Seulement sept maisons perpétuent la tradition : Société (fondée en 1842 et intégrée au groupe Lactalis), Gabriel Coulet, Le Vieux Berger, Papillon, Vernières, Carles et Les Fromageries Occitanes. Le Roquefort Société représente à lui seul plus de la moitié de la production, mais Gabriel Coulet et Le Vieux Berger jouissent d’une grande réputation qualitative grâce à leurs affinages longs et leur respect des méthodes artisanales. Leurs fromages, régulièrement primés, séduisent les connaisseurs du monde entier.
Il faut savoir que la fabrication obéit à un cahier des charges très précis. Le lait cru est ensemencé de penicillium roqueforti, caillé, moulé et salé. Les fromages sont ensuite piqués pour favoriser le développement des moisissures. Après un premier séjour en cave, ils sont enveloppés dans de fines feuilles d’étain, qui régulent l’affinage. Celui-ci dure au moins trois mois, mais certains fromages mûrissent jusqu’à un an, offrant alors une intensité aromatique et une pâte plus fondante.

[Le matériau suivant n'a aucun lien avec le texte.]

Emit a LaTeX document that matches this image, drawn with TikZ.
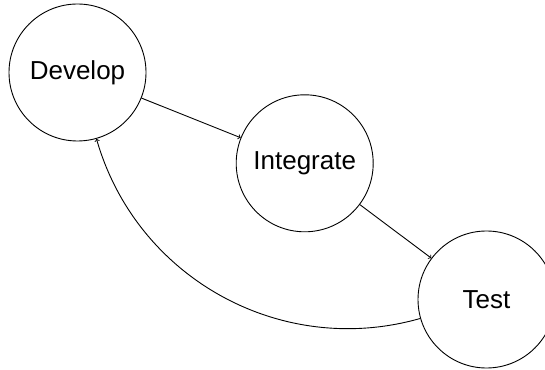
\documentclass[tikz,border=0pt]{standalone}
\usepackage{fontspec}
\setmainfont{Liberation Sans}
\begin{document}
\begin{tikzpicture}[x=1pt,y=1pt,
  stage/.style={circle,draw,line width=0.9pt,minimum size=137pt,inner sep=0pt,font=\fontsize{26}{30}\selectfont},
  flow/.style={->,line width=0.9pt}]
\useasboundingbox (0,0) rectangle (545,369);
\clip (0,0) rectangle (545,369);
\node[stage] (dev) at (77.5,296.5) {Develop};
\node[stage] (int) at (304.7,205.7) {Integrate};
\node[stage] (test) at (486.5,69.5) {Test};
\draw[flow] (dev) -- (int);
\draw[flow] (int) -- (test);
\draw[flow] (test) to[bend left=45] (dev);
\end{tikzpicture}
\end{document}
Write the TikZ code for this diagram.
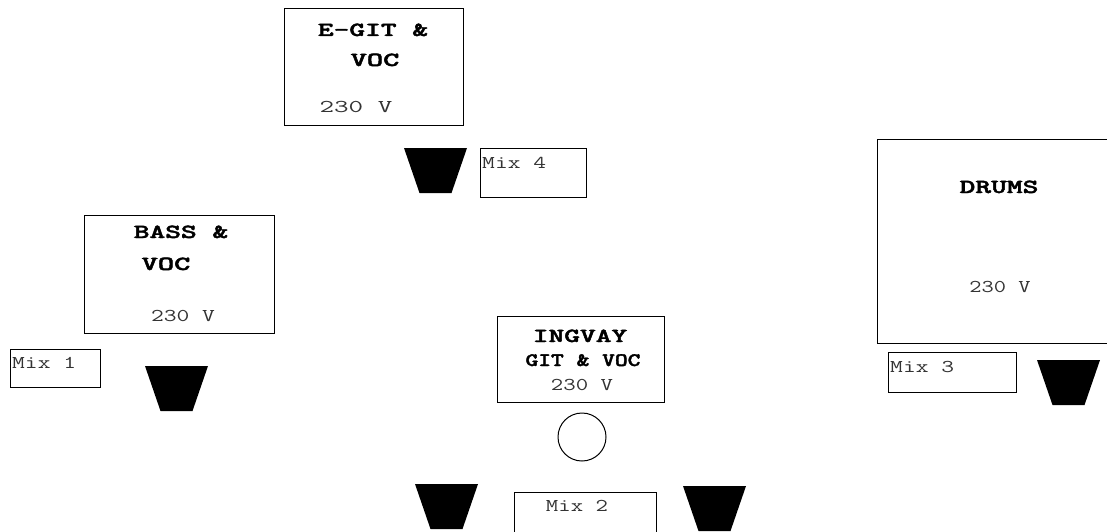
\documentclass[tikz,border=0pt]{standalone}
\usepackage{graphicx}
\usepackage{fontspec}
\newfontfamily\ttbold[FakeBold=1.8]{lmmonolt10-bold.otf}
\definecolor{txtgray}{HTML}{333333}
\newcommand\sx[2]{\scalebox{#1}[1]{#2}}
\tikzset{
  box/.style={draw=black, line width=1pt},
  bandtxt/.style={anchor=base, inner sep=0pt, font=\ttbold\fontsize{20}{22}\selectfont, text=black},
  smallband/.style={anchor=base, inner sep=0pt, font=\ttbold\fontsize{19}{21}\selectfont, text=black},
  regtxt/.style={anchor=base, inner sep=0pt, font=\ttfamily\fontsize{18}{20}\selectfont, text=txtgray},
  mixtxt/.style={anchor=base west, inner sep=0pt, font=\ttfamily\fontsize{18}{20}\selectfont, text=txtgray},
  spk/.style={fill=black},
}
\newcommand\speaker[2]{% top-left x, top y
  \fill[spk] (#1,#2) -- ++(63,0) -- ++(-15.5,45) -- ++(-32,0) -- cycle;}
\begin{document}
\begin{tikzpicture}[x=1pt,y=-1pt]
\useasboundingbox (0,0) rectangle (1107,532);
\clip (0,0) rectangle (1107,532);
% E-GIT & VOC
\draw[box] (284,9) rectangle (463,125);
\node[bandtxt] (egit1) at (373,36) {\sx{1.5}{E-GIT \&}};
\node[bandtxt] (egit2) at (375,66) {\sx{1.55}{VOC}};
\node[regtxt] (egitv) at (356,113) {\sx{1.57}{230 V}};
\speaker{404}{148}
\draw[box] (480,148) rectangle (586,197);
\node[mixtxt] (mix4) at (482,168) {\sx{1.38}{Mix 4}};
% BASS & VOC
\draw[box] (84,215) rectangle (274,333);
\node[bandtxt] (bass1) at (181,238) {\sx{1.5}{BASS \&}};
\node[bandtxt] (bass2) at (166,270) {\sx{1.55}{VOC}};
\node[regtxt] (bassv) at (183,321) {\sx{1.38}{230 V}};
\draw[box] (10,349) rectangle (100,387);
\node[mixtxt] (mix1) at (12,368) {\sx{1.38}{Mix 1}};
\speaker{145}{366}
% INGVAY
\draw[box] (497,316) rectangle (664,402);
\node[bandtxt] (ing1) at (580,342) {\sx{1.5}{INGVAY}};
\node[smallband] (ing2) at (583,366) {\sx{1.28}{GIT \& VOC}};
\node[regtxt] (ingv) at (582,390) {\sx{1.34}{230 V}};
\draw[line width=1pt] (582,437) circle (24);
\speaker{415}{484}
\speaker{683}{486}
\draw[box] (514,492) rectangle (656,540);
\node[regtxt] (mix2) at (577,511) {\sx{1.34}{Mix 2}};
% DRUMS
\draw[box] (877,139) rectangle (1120,343);
\node[bandtxt] (drums) at (999,193) {\sx{1.5}{DRUMS}};
\node[regtxt] (drumsv) at (1000,292) {\sx{1.32}{230 V}};
\draw[box] (888,352) rectangle (1016,392);
\node[mixtxt] (mix3) at (890,372) {\sx{1.38}{Mix 3}};
\speaker{1037}{360}
\end{tikzpicture}
\end{document}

Le Roquefort est aussi un symbole de résistance face aux pressions pour imposer la pasteurisation (procédé de conservation des aliments qui consiste à les chauffer à une température précise pendant un temps déterminé pour éliminer les micro-organismes pathogènes). Ses producteurs défendent au contraire le lait cru, garant du goût et de l’authenticité. Ils luttent également contre les contrefaçons, souvent des bleus de brebis pasteurisés qui entretiennent la confusion chez les consommateurs.
Cette année, le fromage célèbre le centenaire de son appellation, avec des expositions et des événements destinés à rappeler son rôle central dans l’identité aveyronnaise et française. Plus qu’un simple fromage, le Roquefort incarne en réalité la rencontre d’un territoire singulier, d’une race animale adaptée, d’un phénomène géologique unique et d’un savoir-faire ancestral. Bref, c’est un vrai miracle !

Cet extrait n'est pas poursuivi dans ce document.